Heaven is a place where we can expect to see again what we have left behind on Earth, only purified and perfected. This is the action of Jesus as Redeemer: no detail, no matter how small, of anything human will be left out.
Salvation and redemption hinge on the understanding that all our actions have eternal consequences, because we as beings are part imperishable spirit. Salvation is the blessed assurance that, once baptized and having lived a worthy life, we will spend eternity with God, the angels, and the saints in Heaven. Redemption, on the other hand, is the “turning around” of all our actions and drawing them to the Cross, so that they might be taken up into Heaven and transformed with Jesus as he ascended. Salvation gets us there; redemption provides the reality that we will find once we get there. When I look at Grandma’s clock, I have the hope of my salvation; and I see the clock as part of something wondrous and new in the New Creation of the redeemed.

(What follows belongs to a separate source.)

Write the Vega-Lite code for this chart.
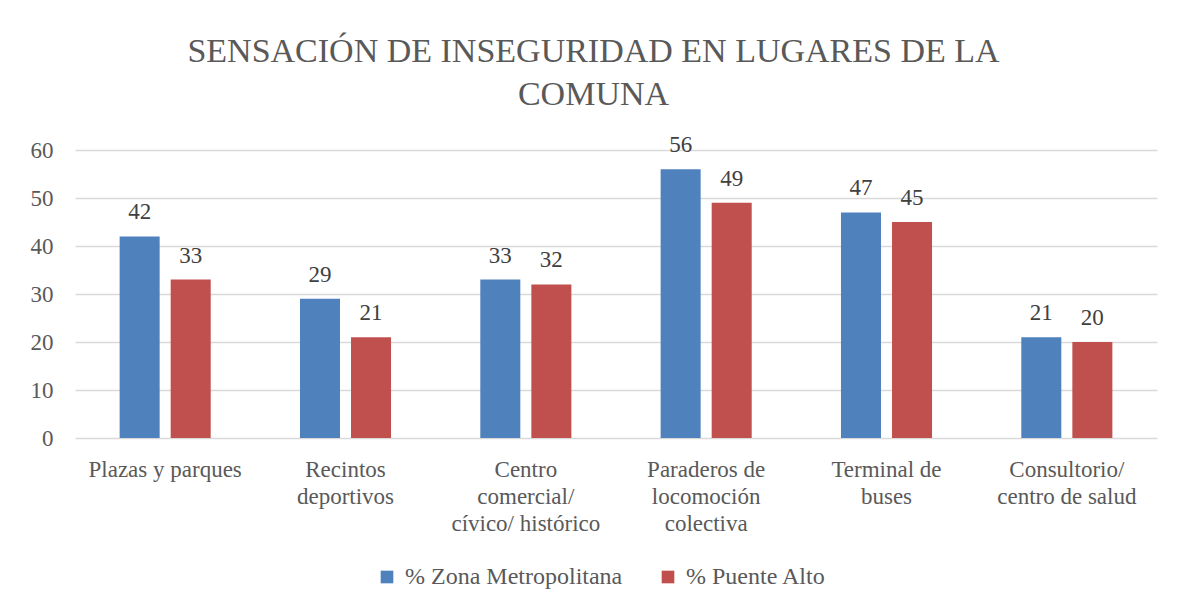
{
  "$schema": "https://vega.github.io/schema/vega-lite/v6.json",
  "width": 1082,
  "height": 288,
  "autosize": {"type": "none"},
  "padding": {"left": 75, "top": 150, "right": 26, "bottom": 174},
  "background": "#ffffff",
  "title": {
    "text": ["SENSACIÓN DE INSEGURIDAD EN LUGARES DE LA", "COMUNA"],
    "font": "Liberation Serif",
    "fontSize": 34,
    "fontWeight": "normal",
    "color": "#595959",
    "lineHeight": 43,
    "anchor": "middle",
    "frame": "bounds",
    "offset": 22
  },
  "data": {
    "values": [
      {"lugar": "Plazas y parques", "serie": "% Zona Metropolitana", "valor": 42},
      {"lugar": "Plazas y parques", "serie": "% Puente Alto", "valor": 33},
      {"lugar": "Recintos deportivos", "serie": "% Zona Metropolitana", "valor": 29},
      {"lugar": "Recintos deportivos", "serie": "% Puente Alto", "valor": 21},
      {"lugar": "Centro comercial/ cívico/ histórico", "serie": "% Zona Metropolitana", "valor": 33},
      {"lugar": "Centro comercial/ cívico/ histórico", "serie": "% Puente Alto", "valor": 32},
      {"lugar": "Paraderos de locomoción colectiva", "serie": "% Zona Metropolitana", "valor": 56},
      {"lugar": "Paraderos de locomoción colectiva", "serie": "% Puente Alto", "valor": 49},
      {"lugar": "Terminal de buses", "serie": "% Zona Metropolitana", "valor": 47},
      {"lugar": "Terminal de buses", "serie": "% Puente Alto", "valor": 45},
      {"lugar": "Consultorio/ centro de salud", "serie": "% Zona Metropolitana", "valor": 21},
      {"lugar": "Consultorio/ centro de salud", "serie": "% Puente Alto", "valor": 20}
    ]
  },
  "encoding": {
    "x": {
      "field": "lugar",
      "type": "nominal",
      "sort": null,
      "scale": {"paddingInner": 0.495, "paddingOuter": 0.2475},
      "axis": {
        "title": null,
        "labelAngle": 0,
        "domain": false,
        "ticks": false,
        "labelFont": "Liberation Serif",
        "labelFontSize": 23,
        "labelColor": "#595959",
        "labelPadding": 20,
        "labelLineHeight": 27,
        "labelLimit": 300,
        "labelExpr": "datum.label == 'Recintos deportivos' ? ['Recintos', 'deportivos'] : datum.label == 'Centro comercial/ cívico/ histórico' ? ['Centro', 'comercial/', 'cívico/ histórico'] : datum.label == 'Paraderos de locomoción colectiva' ? ['Paraderos de', 'locomoción', 'colectiva'] : datum.label == 'Terminal de buses' ? ['Terminal de', 'buses'] : datum.label == 'Consultorio/ centro de salud' ? ['Consultorio/', 'centro de salud'] : datum.label"
      }
    },
    "xOffset": {
      "field": "serie",
      "type": "nominal",
      "sort": ["% Zona Metropolitana", "% Puente Alto"],
      "scale": {"paddingInner": 0.216, "paddingOuter": 0}
    },
    "y": {
      "field": "valor",
      "type": "quantitative",
      "scale": {"domain": [0, 60]},
      "axis": {
        "title": null,
        "values": [0, 10, 20, 30, 40, 50, 60],
        "domain": false,
        "ticks": false,
        "grid": true,
        "gridColor": "#d9d9d9",
        "gridWidth": 1.5,
        "labelFont": "Liberation Serif",
        "labelFontSize": 23,
        "labelColor": "#595959",
        "labelPadding": 22
      }
    }
  },
  "layer": [
    {
      "mark": {"type": "bar"},
      "encoding": {
        "color": {
          "field": "serie",
          "type": "nominal",
          "sort": ["% Zona Metropolitana", "% Puente Alto"],
          "scale": {"domain": ["% Zona Metropolitana", "% Puente Alto"], "range": ["#4f81bd", "#c0504d"]},
          "legend": {
            "title": null,
            "orient": "none",
            "legendX": 300,
            "legendY": 415,
            "direction": "horizontal",
            "symbolType": "square",
            "symbolSize": 160,
            "symbolStrokeWidth": 0,
            "labelFont": "Liberation Serif",
            "labelFontSize": 24,
            "labelColor": "#595959",
            "labelOffset": 6,
            "labelLimit": 400,
            "columnPadding": 33
          }
        }
      }
    },
    {
      "mark": {"type": "text", "baseline": "alphabetic", "dy": -17, "font": "Liberation Serif", "fontSize": 23, "color": "#404040"},
      "encoding": {
        "text": {"field": "valor", "type": "quantitative"}
      }
    }
  ],
  "config": {
    "view": {"stroke": null}
  }
}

It is as Jesus said after he multiplied the loaves and fishes in John’s Gospel: “Gather up the fragments left over, that nothing may be lost” (John 6:12). We can expect, too, that for those of us who are faithful, persevering to the end, truly not the smallest detail will be lost of our lives. We will find again everything we have left behind, only glorified, perfect, and beautiful beyond all telling. God has not forgotten the slightest bit of our suffering either, for it is as he says: “He will wipe every tear from their eyes” (Revelation 21:4). This is what we as Christians await: the glory of a new world, where our God will walk among us. Blessed be God forever.